Думаю, что по-настоящему такая перспектива обозначилась для него как более или менее реальная где-то в начале 1982 года, после кончины в январе М.А. Суслова. Уже в феврале начали ходить слухи, что Андропова прочат на его место. Вскоре мне представилась возможность спросить у Юрия Владимировича, имеют ли эти слухи под собой основание. При этом, помню, заметил в шутку, что со времени работы в аппарате ЦК не очень-то верю слухам о кадровых перемещениях, а став академиком, обосновал эту позицию научно: слухи обычно рождаются на основе здравого смысла, а кадровая политика ЦК руководствуется какими-то иными, "более высокими" соображениями.

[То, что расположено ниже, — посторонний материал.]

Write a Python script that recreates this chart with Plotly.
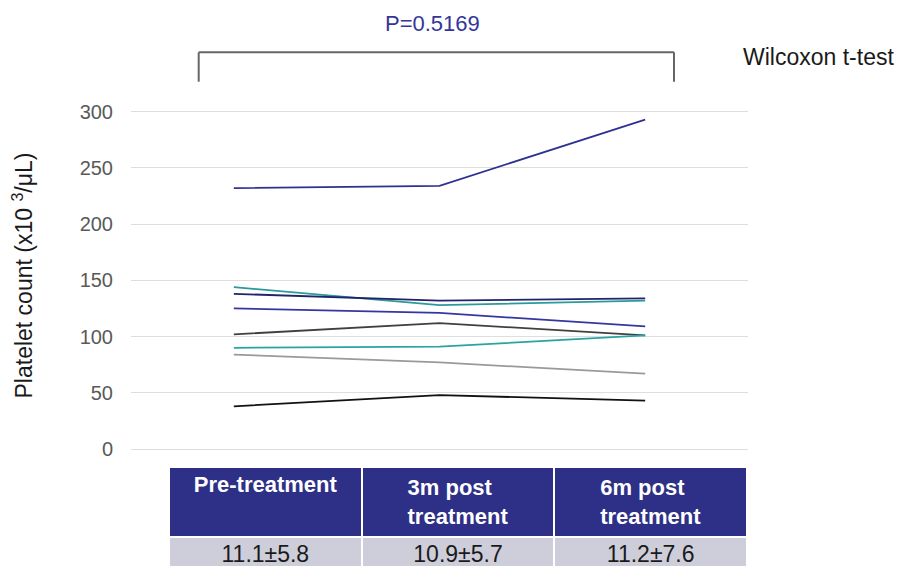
import plotly.graph_objects as go

# ---------------- data ----------------
timepoints = ["Pre-treatment", "3m post treatment", "6m post treatment"]
header_labels = ["Pre-treatment", "3m post<br>treatment", "6m post<br>treatment"]
summary_values = ["11.1±5.8", "10.9±5.7", "11.2±7.6"]

patient_1 = [232, 234, 293]
patient_2 = [144, 128, 132]
patient_3 = [138, 132, 134]
patient_4 = [125, 121, 109]
patient_5 = [102, 112, 101]
patient_6 = [90, 91, 101]
patient_7 = [84, 77, 67]
patient_8 = [38, 48, 43]

series = [patient_1, patient_2, patient_3, patient_4,
          patient_5, patient_6, patient_7, patient_8]
colors = ["#2E3192", "#2A9A9C", "#22246A", "#3636A0",
          "#404040", "#2BA3A3", "#9A9A9A", "#111111"]

p_text = "P=0.5169"
test_text = "Wilcoxon t-test"
y_title = "Platelet count (x10 <sup>3</sup>/μL)"
y_ticks = [0, 50, 100, 150, 200, 250, 300]

W, H = 899, 567

fig = go.Figure()
for vals, col in zip(series, colors):
    fig.add_trace(go.Scatter(x=timepoints, y=vals, mode="lines",
                             line=dict(color=col, width=1.8),
                             showlegend=False, hoverinfo="skip"))

fig.add_trace(go.Table(
    domain=dict(x=[169 / W, 747 / W], y=[0, (H - 467) / H]),
    columnwidth=[1, 1, 1],
    header=dict(values=header_labels, height=58,
                fill_color="#2E3088",
                line=dict(color="white", width=2),
                align="center",
                font=dict(family="Liberation Sans", size=22, color="white", weight="bold")),
    cells=dict(values=[[v] for v in summary_values], height=30,
               fill_color="#CDCEDA",
               line=dict(color="white", width=2),
               align="center",
               font=dict(family="Liberation Sans", size=23, color="#1a1a1a")),
))

fig.update_layout(
    width=W, height=H,
    margin=dict(l=0, r=0, t=0, b=0),
    paper_bgcolor="white", plot_bgcolor="white",
    font=dict(family="Liberation Sans"),
    xaxis=dict(domain=[131 / W, 748 / W], type="category",
               range=[-0.5, 2.5], showticklabels=False, showgrid=False,
               zeroline=False, showline=False, fixedrange=True),
    yaxis=dict(domain=[(H - 465.9) / H, (H - 94.8) / H], range=[-15, 315],
               tickvals=y_ticks, showgrid=True, gridcolor="#DEDEDE", gridwidth=1.3,
               zeroline=False, showline=False,
               tickfont=dict(family="Liberation Sans", size=20, color="#595959"),
               ticklabelstandoff=17),
)

# y-axis title
fig.add_annotation(text=y_title, x=22.5 / W, y=(H - 276) / H, xref="paper", yref="paper",
                   textangle=-90, showarrow=False, xanchor="center", yanchor="middle",
                   font=dict(family="Liberation Sans", size=23, color="#1a1a1a"))

# significance bracket
bx0, bx1 = 198.7 / W, 674 / W
by_top, by_bot = (H - 52.3) / H, (H - 81.7) / H
bracket_line = dict(color="#666666", width=2)
fig.add_shape(type="line", xref="paper", yref="paper", x0=bx0, x1=bx1, y0=by_top, y1=by_top, line=bracket_line)
fig.add_shape(type="line", xref="paper", yref="paper", x0=bx0, x1=bx0, y0=by_top, y1=by_bot, line=bracket_line)
fig.add_shape(type="line", xref="paper", yref="paper", x0=bx1, x1=bx1, y0=by_top, y1=by_bot, line=bracket_line)

fig.add_annotation(text=p_text, x=432 / W, y=(H - 23) / H, xref="paper", yref="paper",
                   showarrow=False, xanchor="center", yanchor="middle",
                   font=dict(family="Liberation Sans", size=22, color="#34369A"))
fig.add_annotation(text=test_text, x=741 / W, y=(H - 57) / H, xref="paper", yref="paper",
                   showarrow=False, xanchor="left", yanchor="middle",
                   font=dict(family="Liberation Sans", size=23, color="#1a1a1a"))

fig.write_html("out.html", config={"displayModeBar": False},
               post_script="document.body.style.margin='0';document.body.style.overflow='hidden';")
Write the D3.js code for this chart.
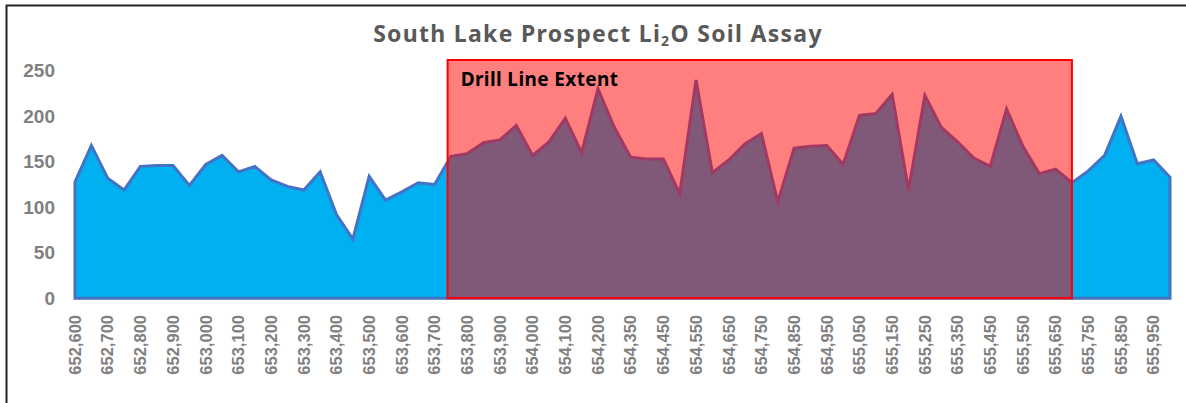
<!DOCTYPE html>
<html lang="en">
<head>
  <meta charset="UTF-8">
  <title>South Lake Prospect Li2O Soil Assay</title>
  <script src="https://d3js.org/d3.v7.min.js"></script>
  <style>
    body {
      margin: 0;
      padding: 0;
      background: #fff;
    }

    svg {
      display: block;
    }

    .tick-label {
      font-family: "Liberation Sans", Arial, sans-serif;
      font-weight: bold;
      fill: #808080;
    }
  </style>
</head>
<body>
  <div id="chart-container"></div>

  <script>
    // Sample eastings (category axis) and Li2O assay values
    const eastings = [
      652600, 652650, 652700, 652750, 652800, 652850, 652900, 652950,
      653000, 653050, 653100, 653150, 653200, 653250, 653300, 653350,
      653400, 653450, 653500, 653550, 653600, 653650, 653700, 653750,
      653800, 653850, 653900, 653950, 654000, 654050, 654100, 654150,
      654200, 654300, 654350, 654400, 654450, 654500, 654550, 654600,
      654650, 654700, 654750, 654800, 654850, 654900, 654950, 655000,
      655050, 655100, 655150, 655200, 655250, 655300, 655350, 655400,
      655450, 655500, 655550, 655600, 655650, 655700, 655750, 655800,
      655850, 655900, 655950, 656000
    ];

    const li2o = [
      128, 168, 132, 119, 145, 146, 146, 124,
      147, 157, 139, 145, 130, 123, 119, 139,
      92, 65, 134, 108, 117, 127, 125, 156,
      159, 171, 174, 190, 157, 172, 198, 160,
      230, 188, 155, 153, 153, 115, 240, 138,
      152, 170, 181, 106, 165, 167, 168, 147,
      201, 203, 224, 119, 223, 188, 172, 154,
      145, 208, 167, 137, 142, 127, 140, 157,
      200, 148, 152, 133
    ];

    const yTicks = [0, 50, 100, 150, 200, 250];

    // drill line runs from just before 653,750 to 655,700
    const drillExtent = [653740, 655700];

    const width = 1186;
    const height = 403;

    const svg = d3.create("svg")
      .attr("width", width)
      .attr("height", height);

    // page frame (top and left edges only are visible)
    svg.append("path")
      .attr("d", `M6.5,${height} V5.5 H${width}`)
      .attr("fill", "none")
      .attr("stroke", "#222")
      .attr("stroke-width", 2);

    const x = d3.scaleLinear()
      .domain([0, eastings.length - 1])
      .range([75, 1170]);

    const y = d3.scaleLinear()
      .domain([0, 250])
      .range([298.3, 70.8]);

    // easting -> fractional category index
    function eastIndex(e) {
      const i = d3.bisectLeft(eastings, e);
      if (eastings[i] === e) return i;
      const a = eastings[i - 1], b = eastings[i];
      return i - 1 + (e - a) / (b - a);
    }

    // title
    const title = svg.append("text")
      .attr("x", 598)
      .attr("y", 42)
      .attr("text-anchor", "middle")
      .attr("font-family", "'Noto Sans', 'Open Sans', sans-serif")
      .attr("font-weight", "bold")
      .attr("font-size", 23)
      .attr("letter-spacing", 1.3)
      .attr("fill", "#595959");
    title.append("tspan").text("South Lake Prospect Li");
    title.append("tspan").attr("font-size", 14).attr("dy", 4).text("2");
    title.append("tspan").attr("dy", -4).text("O Soil Assay");

    // area
    const area = d3.area()
      .x((d, i) => x(i))
      .y0(y(0))
      .y1(d => y(d));

    svg.append("path")
      .datum(li2o)
      .attr("d", area(li2o) + "Z")
      .attr("fill", "#00B0F0")
      .attr("stroke", "#4472C4")
      .attr("stroke-width", 3)
      .attr("stroke-linejoin", "miter");

    // drill line extent box
    const x0 = x(eastIndex(drillExtent[0]));
    const x1 = x(eastIndex(drillExtent[1]));
    svg.append("rect")
      .attr("x", x0)
      .attr("y", 60)
      .attr("width", x1 - x0)
      .attr("height", y(0) - 60)
      .attr("fill", "rgba(255,0,0,0.5)")
      .attr("stroke", "#FF0000")
      .attr("stroke-width", 2);

    svg.append("text")
      .attr("x", x0 + 13)
      .attr("y", 86)
      .attr("font-family", "'Noto Sans', 'Open Sans', sans-serif")
      .attr("font-weight", "bold")
      .attr("font-size", 19)
      .attr("letter-spacing", 0.4)
      .attr("fill", "#000")
      .text("Drill Line Extent");

    // y axis labels
    svg.append("g")
      .selectAll("text")
      .data(yTicks)
      .join("text")
      .attr("class", "tick-label")
      .attr("x", 55)
      .attr("y", d => y(d))
      .attr("dy", "0.35em")
      .attr("text-anchor", "end")
      .attr("font-size", 19)
      .text(d => d);

    // x axis labels, every other category
    const fmt = d3.format(",");
    svg.append("g")
      .selectAll("text")
      .data(eastings.map((e, i) => ({ e, i })).filter(d => d.i % 2 === 0))
      .join("text")
      .attr("class", "tick-label")
      .attr("font-size", 16.5)
      .attr("text-anchor", "end")
      .attr("dy", "0.35em")
      .attr("transform", d => `translate(${x(d.i)},315) rotate(-90)`)
      .text(d => fmt(d.e));

    document.getElementById("chart-container").appendChild(svg.node());
  </script>
</body>
</html>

Андропов рассмеялся и сказал, что на этот раз слухи верны. Уже через несколько дней после смерти Суслова Брежнев предложил Андропову вернуться в ЦК на должность секретаря:

– Давай решим на следующем Политбюро и переходи на новую работу со следующей недели.

– Я, – сказал мне Андропов, – поблагодарил за доверие, но напомнил Брежневу, что секретари ЦК избираются Пленумом ЦК, а не назначаются Политбюро. Брежнев тогда предложил созвать Пленум на следующей неделе. Я заметил, что ради этого одного не стоит специально созывать Пленум, можно все сделать на очередном, уже объявленном Пленуме, который намечен на май. Брежнев поворчал, но согласился…

Из этого разговора у меня сложилось впечатление, что Андропов в связи с предложением Брежнева испытывал двойственное ощущение. О причинах можно было догадаться. С одной стороны, Андропов хотел бы вернуться в ЦК уже потому, что при смене руководства (а болезнь Брежнева прогрессировала) председатель КГБ окажется в крайне уязвимом положении. Сделать главу Комитета лидером партии и страны, как уже говорилось, было бы против всех традиций. Так что преемником Брежнева стал бы кто-то другой. Но кто бы им ни оказался, он, прежде всего, заменит главу КГБ, так как тот слишком много знает, не говоря уж о том, что новый лидер предпочтет иметь на таком посту "своего" человека. Так что многое говорило "за".

С другой стороны, Андропова – он потом об этом сам сказал – не мог не волновать вопрос: с чем связано, чем мотивировано предложение Брежнева? О своей смерти и о своих преемниках он вроде бы до сих пор не задумывался. Действительно ли Брежнев хочет, чтобы он руководил работой ЦК? Или же его под этим предлогом просто отстраняют от КГБ?

У меня было бы еще больше сомнений насчет отношения Ю.В. Андропова к этому предложению, если бы я знал некоторые другие детали. В частности, что Брежнев не прислушался к совету Андропова насчет его преемника и вместо рекомендованного им Чебрикова решил назначить Федорчука, возглавлявшего до того украинский КГБ, а также что какие– то уголовные дела, расследуемые КГБ, вроде бы коснулись людей, близких к семье Брежнева (с чем, как я писал выше, кое-кто связывал и самоубийство заместителя Андропова Цвигуна, лично тесно связанного с Брежневым).